GOAL OF THE EXERCISE:
Copy all the data exactly, except the pictures.
------------------------------------------------------------
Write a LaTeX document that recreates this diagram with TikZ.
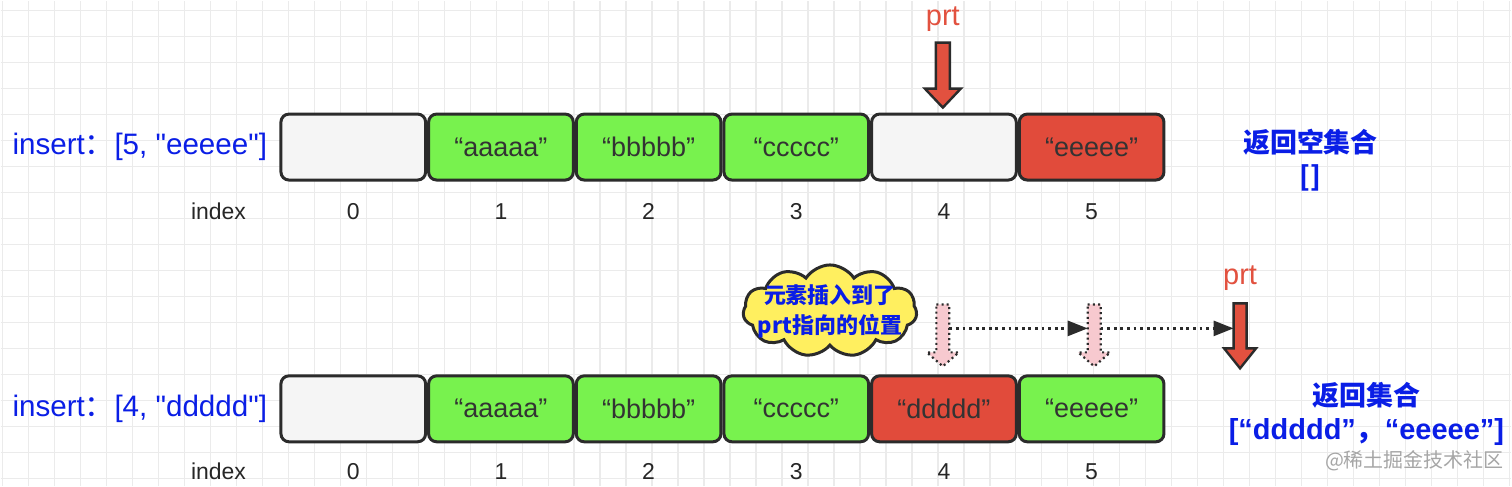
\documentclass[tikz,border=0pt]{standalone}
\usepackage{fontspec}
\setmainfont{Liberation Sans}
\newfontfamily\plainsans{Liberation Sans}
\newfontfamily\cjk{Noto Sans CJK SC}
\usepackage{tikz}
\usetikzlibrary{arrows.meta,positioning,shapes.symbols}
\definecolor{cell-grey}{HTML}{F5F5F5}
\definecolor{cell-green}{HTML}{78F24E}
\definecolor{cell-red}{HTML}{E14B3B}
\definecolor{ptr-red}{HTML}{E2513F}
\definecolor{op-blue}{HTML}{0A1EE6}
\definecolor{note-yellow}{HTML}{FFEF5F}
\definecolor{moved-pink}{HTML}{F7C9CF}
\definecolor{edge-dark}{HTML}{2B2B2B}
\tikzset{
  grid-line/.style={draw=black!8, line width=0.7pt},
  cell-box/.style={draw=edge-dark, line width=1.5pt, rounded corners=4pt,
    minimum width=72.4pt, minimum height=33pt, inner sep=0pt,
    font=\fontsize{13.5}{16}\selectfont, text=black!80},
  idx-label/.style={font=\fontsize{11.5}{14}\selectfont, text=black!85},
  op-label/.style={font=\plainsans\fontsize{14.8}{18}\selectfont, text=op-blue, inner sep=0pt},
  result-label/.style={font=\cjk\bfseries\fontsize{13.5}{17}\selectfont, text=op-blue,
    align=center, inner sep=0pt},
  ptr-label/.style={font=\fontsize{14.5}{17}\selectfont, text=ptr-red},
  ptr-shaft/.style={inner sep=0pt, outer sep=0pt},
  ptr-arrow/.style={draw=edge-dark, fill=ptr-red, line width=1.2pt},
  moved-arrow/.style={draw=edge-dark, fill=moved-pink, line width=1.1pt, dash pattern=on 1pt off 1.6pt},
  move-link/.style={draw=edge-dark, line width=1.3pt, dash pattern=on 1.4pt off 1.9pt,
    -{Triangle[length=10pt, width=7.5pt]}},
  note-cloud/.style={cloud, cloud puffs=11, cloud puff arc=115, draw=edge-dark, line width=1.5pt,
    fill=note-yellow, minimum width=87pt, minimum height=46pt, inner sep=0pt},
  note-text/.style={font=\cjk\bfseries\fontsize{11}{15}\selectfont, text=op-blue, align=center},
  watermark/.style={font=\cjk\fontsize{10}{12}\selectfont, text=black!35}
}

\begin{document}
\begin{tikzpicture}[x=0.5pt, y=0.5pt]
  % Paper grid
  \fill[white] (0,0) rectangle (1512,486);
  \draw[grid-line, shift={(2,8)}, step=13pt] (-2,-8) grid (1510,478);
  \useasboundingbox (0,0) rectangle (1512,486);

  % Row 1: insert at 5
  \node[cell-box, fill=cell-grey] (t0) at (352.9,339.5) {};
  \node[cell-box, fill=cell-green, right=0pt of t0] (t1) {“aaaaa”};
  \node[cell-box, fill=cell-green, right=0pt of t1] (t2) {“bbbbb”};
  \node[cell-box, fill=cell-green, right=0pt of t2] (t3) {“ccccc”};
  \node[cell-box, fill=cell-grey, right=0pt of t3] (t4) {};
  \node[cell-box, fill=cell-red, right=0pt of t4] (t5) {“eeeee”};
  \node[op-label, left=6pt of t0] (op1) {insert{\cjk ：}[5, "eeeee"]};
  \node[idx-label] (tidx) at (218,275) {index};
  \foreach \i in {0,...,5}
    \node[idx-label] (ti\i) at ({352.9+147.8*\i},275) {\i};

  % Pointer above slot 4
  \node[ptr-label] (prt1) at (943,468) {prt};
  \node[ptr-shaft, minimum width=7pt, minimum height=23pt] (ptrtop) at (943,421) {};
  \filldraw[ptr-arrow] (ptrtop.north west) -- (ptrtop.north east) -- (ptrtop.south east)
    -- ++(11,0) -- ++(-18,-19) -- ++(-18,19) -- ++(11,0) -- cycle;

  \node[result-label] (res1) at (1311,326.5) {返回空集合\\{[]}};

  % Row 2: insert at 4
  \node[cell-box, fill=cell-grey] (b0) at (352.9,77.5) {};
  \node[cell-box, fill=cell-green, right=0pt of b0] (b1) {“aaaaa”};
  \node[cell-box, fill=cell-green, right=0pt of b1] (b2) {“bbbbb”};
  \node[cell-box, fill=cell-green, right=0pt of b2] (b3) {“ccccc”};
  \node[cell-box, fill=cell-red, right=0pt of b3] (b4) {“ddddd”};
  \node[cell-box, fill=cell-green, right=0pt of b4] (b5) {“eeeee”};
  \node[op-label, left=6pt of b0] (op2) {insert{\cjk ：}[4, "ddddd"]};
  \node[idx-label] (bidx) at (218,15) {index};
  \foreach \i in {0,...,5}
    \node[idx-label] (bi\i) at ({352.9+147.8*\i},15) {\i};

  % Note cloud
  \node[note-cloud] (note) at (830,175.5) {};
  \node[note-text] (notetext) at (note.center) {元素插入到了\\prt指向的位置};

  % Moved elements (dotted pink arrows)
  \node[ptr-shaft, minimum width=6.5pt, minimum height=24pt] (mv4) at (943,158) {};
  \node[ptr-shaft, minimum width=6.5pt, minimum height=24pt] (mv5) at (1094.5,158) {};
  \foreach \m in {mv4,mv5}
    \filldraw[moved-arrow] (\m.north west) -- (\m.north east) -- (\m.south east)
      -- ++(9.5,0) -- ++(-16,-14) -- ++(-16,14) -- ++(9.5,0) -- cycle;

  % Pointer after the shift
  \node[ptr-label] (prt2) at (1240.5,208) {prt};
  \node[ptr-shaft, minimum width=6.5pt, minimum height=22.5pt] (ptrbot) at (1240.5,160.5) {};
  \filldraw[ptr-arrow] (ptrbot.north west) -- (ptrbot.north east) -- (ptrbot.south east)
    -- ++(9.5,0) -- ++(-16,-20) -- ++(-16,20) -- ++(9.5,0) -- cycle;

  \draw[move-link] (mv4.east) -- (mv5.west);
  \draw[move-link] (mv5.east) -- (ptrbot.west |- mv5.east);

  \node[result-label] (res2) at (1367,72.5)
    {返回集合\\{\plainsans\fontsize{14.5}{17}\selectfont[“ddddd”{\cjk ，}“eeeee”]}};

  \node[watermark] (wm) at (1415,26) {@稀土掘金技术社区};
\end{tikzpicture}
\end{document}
------------------------------------------------------------
FULL ANSWER:
Write a LaTeX document that recreates this diagram with TikZ.
\documentclass[tikz,border=0pt]{standalone}
\usepackage{fontspec}
\setmainfont{Liberation Sans}
\newfontfamily\plainsans{Liberation Sans}
\newfontfamily\cjk{Noto Sans CJK SC}
\usepackage{tikz}
\usetikzlibrary{arrows.meta,positioning,shapes.symbols}
\definecolor{cell-grey}{HTML}{F5F5F5}
\definecolor{cell-green}{HTML}{78F24E}
\definecolor{cell-red}{HTML}{E14B3B}
\definecolor{ptr-red}{HTML}{E2513F}
\definecolor{op-blue}{HTML}{0A1EE6}
\definecolor{note-yellow}{HTML}{FFEF5F}
\definecolor{moved-pink}{HTML}{F7C9CF}
\definecolor{edge-dark}{HTML}{2B2B2B}
\tikzset{
  grid-line/.style={draw=black!8, line width=0.7pt},
  cell-box/.style={draw=edge-dark, line width=1.5pt, rounded corners=4pt,
    minimum width=72.4pt, minimum height=33pt, inner sep=0pt,
    font=\fontsize{13.5}{16}\selectfont, text=black!80},
  idx-label/.style={font=\fontsize{11.5}{14}\selectfont, text=black!85},
  op-label/.style={font=\plainsans\fontsize{14.8}{18}\selectfont, text=op-blue, inner sep=0pt},
  result-label/.style={font=\cjk\bfseries\fontsize{13.5}{17}\selectfont, text=op-blue,
    align=center, inner sep=0pt},
  ptr-label/.style={font=\fontsize{14.5}{17}\selectfont, text=ptr-red},
  ptr-shaft/.style={inner sep=0pt, outer sep=0pt},
  ptr-arrow/.style={draw=edge-dark, fill=ptr-red, line width=1.2pt},
  moved-arrow/.style={draw=edge-dark, fill=moved-pink, line width=1.1pt, dash pattern=on 1pt off 1.6pt},
  move-link/.style={draw=edge-dark, line width=1.3pt, dash pattern=on 1.4pt off 1.9pt,
    -{Triangle[length=10pt, width=7.5pt]}},
  note-cloud/.style={cloud, cloud puffs=11, cloud puff arc=115, draw=edge-dark, line width=1.5pt,
    fill=note-yellow, minimum width=87pt, minimum height=46pt, inner sep=0pt},
  note-text/.style={font=\cjk\bfseries\fontsize{11}{15}\selectfont, text=op-blue, align=center},
  watermark/.style={font=\cjk\fontsize{10}{12}\selectfont, text=black!35}
}

\begin{document}
\begin{tikzpicture}[x=0.5pt, y=0.5pt]
  % Paper grid
  \fill[white] (0,0) rectangle (1512,486);
  \draw[grid-line, shift={(2,8)}, step=13pt] (-2,-8) grid (1510,478);
  \useasboundingbox (0,0) rectangle (1512,486);

  % Row 1: insert at 5
  \node[cell-box, fill=cell-grey] (t0) at (352.9,339.5) {};
  \node[cell-box, fill=cell-green, right=0pt of t0] (t1) {“aaaaa”};
  \node[cell-box, fill=cell-green, right=0pt of t1] (t2) {“bbbbb”};
  \node[cell-box, fill=cell-green, right=0pt of t2] (t3) {“ccccc”};
  \node[cell-box, fill=cell-grey, right=0pt of t3] (t4) {};
  \node[cell-box, fill=cell-red, right=0pt of t4] (t5) {“eeeee”};
  \node[op-label, left=6pt of t0] (op1) {insert{\cjk ：}[5, "eeeee"]};
  \node[idx-label] (tidx) at (218,275) {index};
  \foreach \i in {0,...,5}
    \node[idx-label] (ti\i) at ({352.9+147.8*\i},275) {\i};

  % Pointer above slot 4
  \node[ptr-label] (prt1) at (943,468) {prt};
  \node[ptr-shaft, minimum width=7pt, minimum height=23pt] (ptrtop) at (943,421) {};
  \filldraw[ptr-arrow] (ptrtop.north west) -- (ptrtop.north east) -- (ptrtop.south east)
    -- ++(11,0) -- ++(-18,-19) -- ++(-18,19) -- ++(11,0) -- cycle;

  \node[result-label] (res1) at (1311,326.5) {返回空集合\\{[]}};

  % Row 2: insert at 4
  \node[cell-box, fill=cell-grey] (b0) at (352.9,77.5) {};
  \node[cell-box, fill=cell-green, right=0pt of b0] (b1) {“aaaaa”};
  \node[cell-box, fill=cell-green, right=0pt of b1] (b2) {“bbbbb”};
  \node[cell-box, fill=cell-green, right=0pt of b2] (b3) {“ccccc”};
  \node[cell-box, fill=cell-red, right=0pt of b3] (b4) {“ddddd”};
  \node[cell-box, fill=cell-green, right=0pt of b4] (b5) {“eeeee”};
  \node[op-label, left=6pt of b0] (op2) {insert{\cjk ：}[4, "ddddd"]};
  \node[idx-label] (bidx) at (218,15) {index};
  \foreach \i in {0,...,5}
    \node[idx-label] (bi\i) at ({352.9+147.8*\i},15) {\i};

  % Note cloud
  \node[note-cloud] (note) at (830,175.5) {};
  \node[note-text] (notetext) at (note.center) {元素插入到了\\prt指向的位置};

  % Moved elements (dotted pink arrows)
  \node[ptr-shaft, minimum width=6.5pt, minimum height=24pt] (mv4) at (943,158) {};
  \node[ptr-shaft, minimum width=6.5pt, minimum height=24pt] (mv5) at (1094.5,158) {};
  \foreach \m in {mv4,mv5}
    \filldraw[moved-arrow] (\m.north west) -- (\m.north east) -- (\m.south east)
      -- ++(9.5,0) -- ++(-16,-14) -- ++(-16,14) -- ++(9.5,0) -- cycle;

  % Pointer after the shift
  \node[ptr-label] (prt2) at (1240.5,208) {prt};
  \node[ptr-shaft, minimum width=6.5pt, minimum height=22.5pt] (ptrbot) at (1240.5,160.5) {};
  \filldraw[ptr-arrow] (ptrbot.north west) -- (ptrbot.north east) -- (ptrbot.south east)
    -- ++(9.5,0) -- ++(-16,-20) -- ++(-16,20) -- ++(9.5,0) -- cycle;

  \draw[move-link] (mv4.east) -- (mv5.west);
  \draw[move-link] (mv5.east) -- (ptrbot.west |- mv5.east);

  \node[result-label] (res2) at (1367,72.5)
    {返回集合\\{\plainsans\fontsize{14.5}{17}\selectfont[“ddddd”{\cjk ，}“eeeee”]}};

  \node[watermark] (wm) at (1415,26) {@稀土掘金技术社区};
\end{tikzpicture}
\end{document}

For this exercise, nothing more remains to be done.